Im Merseburger Dom gebe es insgesamt rund 400 Quadratmeter Glasfläche. Die Glasgeschichte des Bauwerks reiche vom 13. bis zum 20. Jahrhundert, so Gärlich. Es seien herausragende Zeugnisse der Glasmalerei. Durch Zerstörungen im Zweiten Weltkrieg seien einmalige Glasfenster verloren gegangen, Reste seien noch in den Maßwerken der Langschiffe an der Südseite zu sehen, betonte er. In den späten 40er Jahren des vorigen Jahrhunderts schuf der Künstler Charles Crodel mit der Glasfirma Müller aus Quedlinburg die drei Fenster im Chor des Domes.

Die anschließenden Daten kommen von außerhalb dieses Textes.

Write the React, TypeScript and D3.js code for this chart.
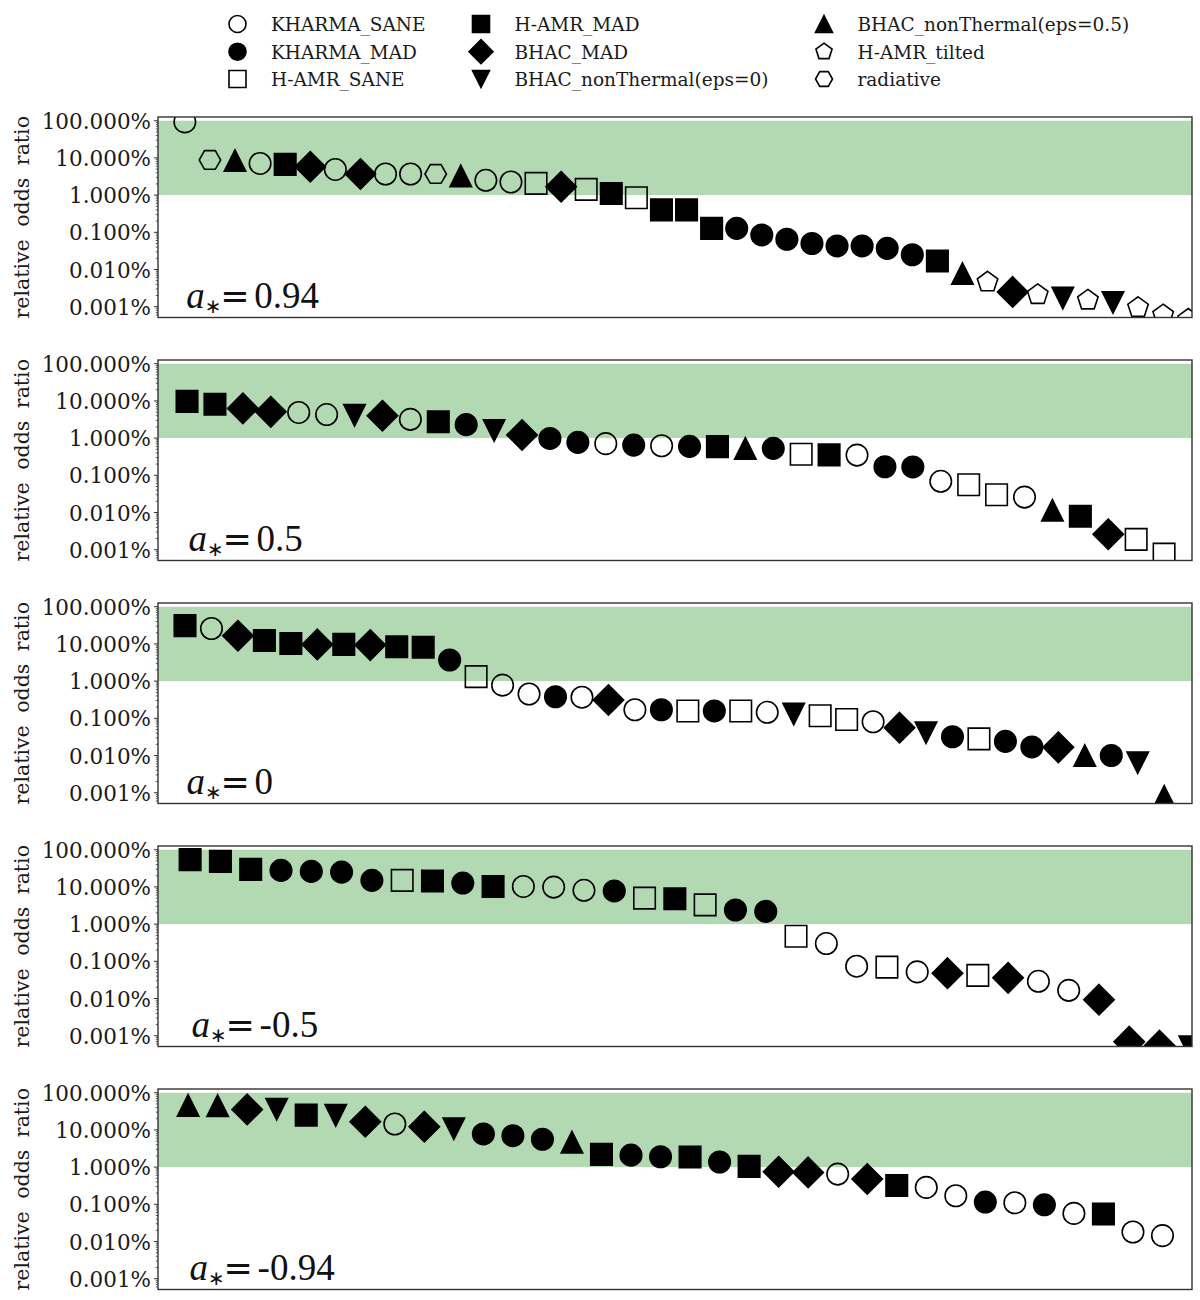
import React from "react";
import * as d3 from "d3";

// ---------------- data ----------------
const modelKeys = ["KS", "KM", "HS", "HM", "BM", "B0", "B5", "HT", "R"];
const modelNames = [
  "KHARMA_SANE",
  "KHARMA_MAD",
  "H-AMR_SANE",
  "H-AMR_MAD",
  "BHAC_MAD",
  "BHAC_nonThermal(eps=0)",
  "BHAC_nonThermal(eps=0.5)",
  "H-AMR_tilted",
  "radiative",
];
const modelShapes = ["circle", "circle", "square", "square", "diamond", "triDown", "triUp", "pentagon", "hexagon"];
const modelFilled = [false, true, false, true, true, true, true, false, false];

const spinLabels = ["0.94", "0.5", "0", "-0.5", "-0.94"];

const modelsSpin094 = [
  "KS", "R", "B5", "KS", "HM", "BM", "KS", "BM", "KS", "KS", "R", "B5", "KS", "KS", "HS", "BM", "HS", "HM", "HS", "HM",
  "HM", "HM", "KM", "KM", "KM", "KM", "KM", "KM", "KM", "KM", "HM", "B5", "HT", "BM", "HT", "B0", "HT", "B0", "HT", "HT", "HT",
];
const oddsSpin094 = [
  93, 8.8, 8.5, 7.1, 6.7, 5.8, 4.9, 3.7, 3.7, 3.7, 3.7, 3.3, 2.5, 2.25, 2.07, 1.68, 1.43, 1.11, 0.85, 0.4,
  0.4, 0.128, 0.128, 0.085, 0.065, 0.05, 0.043, 0.043, 0.037, 0.025, 0.017, 0.0078, 0.0046, 0.0025, 0.0021, 0.0017, 0.0015, 0.0013, 0.00095, 0.0006, 0.00046,
];

const modelsSpin05 = [
  "HM", "HM", "BM", "BM", "KS", "KS", "B0", "BM", "KS", "HM", "KM", "B0", "BM", "KM", "KM", "KS", "KM", "KS",
  "KM", "HM", "B5", "KM", "HS", "HM", "KS", "KM", "KM", "KS", "HS", "HS", "KS", "B5", "HM", "BM", "HS", "HS",
];
const oddsSpin05 = [
  9.7, 8.1, 6.3, 5.1, 4.9, 4.3, 4.1, 4.0, 3.2, 2.76, 2.3, 1.6, 1.21, 0.98, 0.77, 0.71, 0.65, 0.625,
  0.6, 0.59, 0.53, 0.53, 0.37, 0.355, 0.35, 0.17, 0.168, 0.069, 0.056, 0.03, 0.026, 0.0115, 0.0079, 0.0026, 0.0019, 0.00076,
];

const modelsSpin0 = [
  "HM", "KS", "BM", "HM", "HM", "BM", "HM", "BM", "HM", "HM", "KM", "HS", "KS", "KS", "KM", "KS", "BM", "KS", "KM",
  "HS", "KM", "HS", "KS", "B0", "HS", "HS", "KS", "BM", "B0", "KM", "HS", "KM", "KM", "BM", "B5", "KM", "B0", "B5",
];
const oddsSpin0 = [
  31, 26, 16.6, 12.3, 10.3, 9.7, 9.7, 9.3, 8.4, 8.1, 3.7, 1.32, 0.78, 0.45, 0.38, 0.37, 0.31, 0.17, 0.17,
  0.158, 0.158, 0.158, 0.145, 0.13, 0.117, 0.093, 0.081, 0.056, 0.041, 0.032, 0.028, 0.024, 0.017, 0.0166, 0.01, 0.01, 0.0064, 0.0008,
];

const modelsSpinM05 = [
  "HM", "HM", "HM", "KM", "KM", "KM", "KM", "HS", "HM", "KM", "HM", "KS", "KS", "KS", "KM", "HS", "HM",
  "HS", "KM", "KM", "HS", "KS", "KS", "HS", "KS", "BM", "HS", "BM", "KS", "KS", "BM", "BM", "BM", "B0",
];
const oddsSpinM05 = [
  54, 48.5, 29.6, 27.8, 26.1, 25, 15, 15, 14.4, 12.7, 10.3, 10.3, 9.9, 8.1, 7.8, 5.0, 4.8,
  3.3, 2.4, 2.2, 0.47, 0.3, 0.074, 0.07, 0.052, 0.048, 0.042, 0.036, 0.029, 0.0166, 0.0093, 0.00069, 0.00054, 0.0005,
];

const modelsSpinM094 = [
  "B5", "B5", "BM", "B0", "HM", "B0", "BM", "KS", "BM", "B0", "KM", "KM", "KM", "B5", "HM", "KM", "KM",
  "HM", "KM", "HM", "BM", "BM", "KS", "BM", "HM", "KS", "KS", "KM", "KS", "KM", "KS", "HM", "KS", "KS",
];
const oddsSpinM094 = [
  45.6, 45, 35.6, 36, 25, 24.6, 16.6, 14.4, 12.2, 10.8, 7.8, 7.0, 5.6, 4.7, 2.2, 2.1, 1.9,
  1.87, 1.37, 1.05, 0.75, 0.72, 0.65, 0.48, 0.32, 0.285, 0.17, 0.115, 0.11, 0.097, 0.057, 0.055, 0.018, 0.0144,
];

const panelModels = [modelsSpin094, modelsSpin05, modelsSpin0, modelsSpinM05, modelsSpinM094];
const panelOdds = [oddsSpin094, oddsSpin05, oddsSpin0, oddsSpinM05, oddsSpinM094];
const panelXLimits: [number, number][] = [
  [-1.07, 40.15],
  [-1.04, 36.0],
  [-1.02, 38.05],
  [-1.06, 33.07],
  [-1.02, 34.0],
];

const yLimits = [Math.pow(10, -3.29), Math.pow(10, 2.1)];
const yTickValues = [100, 10, 1, 0.1, 0.01, 0.001];
const yTickLabels = ["100.000%", "10.000%", "1.000%", "0.100%", "0.010%", "0.001%"];
const bandRange = [1, 100];

// ---------------- layout ----------------
const W = 1200;
const H = 1300;
const left = 158;
const right = 1192;
const panelTop0 = 117;
const panelStep = 243;
const panelH = 200.5;
const markerSize = 21.5;
const legendMarkerSize = 17;
const serif = "'DejaVu Serif', serif";

function markerPath(shape: string, ms: number): string {
  const r = ms / 2;
  const p = d3.path();
  if (shape === "circle") {
    p.arc(0, 0, r, 0, 2 * Math.PI);
    p.closePath();
  } else if (shape === "square") {
    p.rect(-r, -r, ms, ms);
  } else if (shape === "diamond") {
    const d = r * Math.SQRT2;
    p.moveTo(0, -d);
    p.lineTo(d, 0);
    p.lineTo(0, d);
    p.lineTo(-d, 0);
    p.closePath();
  } else if (shape === "triUp") {
    p.moveTo(0, -r);
    p.lineTo(r, r);
    p.lineTo(-r, r);
    p.closePath();
  } else if (shape === "triDown") {
    p.moveTo(0, r);
    p.lineTo(r, -r);
    p.lineTo(-r, -r);
    p.closePath();
  } else if (shape === "pentagon") {
    for (let k = 0; k < 5; k++) {
      const a = -Math.PI / 2 + (k * 2 * Math.PI) / 5;
      if (k === 0) p.moveTo(r * Math.cos(a), r * Math.sin(a));
      else p.lineTo(r * Math.cos(a), r * Math.sin(a));
    }
    p.closePath();
  } else {
    for (let k = 0; k < 6; k++) {
      const a = (k * Math.PI) / 3;
      if (k === 0) p.moveTo(r * Math.cos(a), r * Math.sin(a));
      else p.lineTo(r * Math.cos(a), r * Math.sin(a));
    }
    p.closePath();
  }
  return p.toString();
}

function Marker({ model, x, y, ms }: { model: string; x: number; y: number; ms: number }) {
  const i = modelKeys.indexOf(model);
  const filled = modelFilled[i];
  return (
    <path
      d={markerPath(modelShapes[i], ms)}
      transform={`translate(${x},${y})`}
      fill={filled ? "#000" : "none"}
      stroke="#000"
      strokeWidth={1.6}
    />
  );
}

function Panel({ idx }: { idx: number }) {
  const top = panelTop0 + idx * panelStep;
  const bottom = top + panelH;
  const x = d3.scaleLinear().domain(panelXLimits[idx]).range([left, right]);
  const y = d3.scaleLog().domain(yLimits).range([bottom, top]);
  const models = panelModels[idx];
  const odds = panelOdds[idx];
  const clipId = `clip-${idx}`;

  const minorTicks: number[] = [];
  for (let e = -4; e <= 2; e++) {
    for (let m = 2; m <= 9; m++) {
      const v = m * Math.pow(10, e);
      if (v >= yLimits[0] && v <= yLimits[1]) minorTicks.push(v);
    }
  }

  const x0 = x(0) + 1.5;
  const baseY = bottom - 10;

  return (
    <g>
      <defs>
        <clipPath id={clipId}>
          <rect x={left} y={top} width={right - left} height={panelH} />
        </clipPath>
      </defs>
      <rect
        x={left}
        y={y(bandRange[1])}
        width={right - left}
        height={y(bandRange[0]) - y(bandRange[1])}
        fill="#b3d9b3"
      />
      <g clipPath={`url(#${clipId})`}>
        {models.map((m, i) => (
          <Marker key={i} model={m} x={x(i)} y={y(odds[i])} ms={markerSize} />
        ))}
      </g>
      <rect x={left} y={top} width={right - left} height={panelH} fill="none" stroke="#333" strokeWidth={1.4} />
      {minorTicks.map((v, i) => (
        <line key={"m" + i} x1={left} x2={left - 2.2} y1={y(v)} y2={y(v)} stroke="#333" strokeWidth={0.8} />
      ))}
      {yTickValues.map((v, i) => (
        <g key={"t" + i}>
          <line x1={left} x2={left - 4} y1={y(v)} y2={y(v)} stroke="#333" strokeWidth={1} />
          <text
            x={left - 7}
            y={y(v)}
            dy="0.38em"
            textAnchor="end"
            fontFamily={serif}
            fontSize={21.5}
            fill="#1a1a1a"
          >
            {yTickLabels[i]}
          </text>
        </g>
      ))}
      <text
        transform={`translate(29,${(top + bottom) / 2}) rotate(-90)`}
        textAnchor="middle"
        fontFamily={serif}
        fontSize={20.5}
        wordSpacing={6}
        fill="#1a1a1a"
      >
        relative odds ratio
      </text>
      <text x={x0} y={baseY} fontFamily="'Liberation Serif', serif" fontSize={37} fontStyle="italic" fill="#111">
        a
      </text>
      <text x={x0 + 18.5} y={baseY + 5} fontFamily="'DejaVu Sans', sans-serif" fontSize={20} fill="#111">
        ∗
      </text>
      <text x={x0 + 34} y={baseY} fontFamily="'DejaVu Sans', sans-serif" fontSize={35} fill="#111">
        =
      </text>
      <text x={x0 + 68} y={baseY} fontFamily="'Liberation Serif', serif" fontSize={37} fill="#111">
        {spinLabels[idx]}
      </text>
    </g>
  );
}

const legendColX = [237.5, 481, 824];
const legendRowY = [24, 51.7, 79];

function Legend() {
  return (
    <g>
      {modelKeys.map((k, i) => {
        const col = Math.floor(i / 3);
        const row = i % 3;
        const cx = legendColX[col];
        const cy = legendRowY[row];
        return (
          <g key={k}>
            <Marker model={k} x={cx} y={cy} ms={legendMarkerSize} />
            <text x={cx + 33.5} y={cy + 7} fontFamily={serif} fontSize={18.5} fill="#1a1a1a">
              {modelNames[i]}
            </text>
          </g>
        );
      })}
    </g>
  );
}

export default function App() {
  return (
    <div style={{ position: "absolute", left: 0, top: 0 }}>
      <svg width={W} height={H} viewBox={`0 0 ${W} ${H}`} style={{ display: "block", background: "#fff" }}>
        <rect x={0} y={0} width={W} height={H} fill="#fff" />
        <Legend />
        {panelModels.map((_, i) => (
          <Panel key={i} idx={i} />
        ))}
      </svg>
    </div>
  );
}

Derzeit restauriert Gärlichs Firma "Domglas Naumburg", die inzwischen die Tochter leitet, noch Schiffsfenster an der Dom-Nordseite. Er könne nicht einfach aufhören, sagte der Experte, der seit 50 Jahren im Beruf ist. Wenn man mit der Arbeit fertig sei, der Kunde dann sage, was haben sie gemacht, man sieht ja gar nichts, dann sei es gut gewesen, beschrieb Gärlich seine Mühen um Perfektion.

Der Glasexperte verwies auch auf die derzeit im Naumburger Dom stattfindende Sonderschau zu "Glanzlichtern der Naumburger Glasmalerei", die anlässlich der 150-jährigen Tradition des Handwerks in der Stadt bis Januar gezeigt wird. Zugleich ist im Gotischen Haus in Wörlitz eine beeindruckende Glassammlung des einstigen Fürsten Franz zu sehen - mit historischem Glas aus mehreren Jahrhunderten.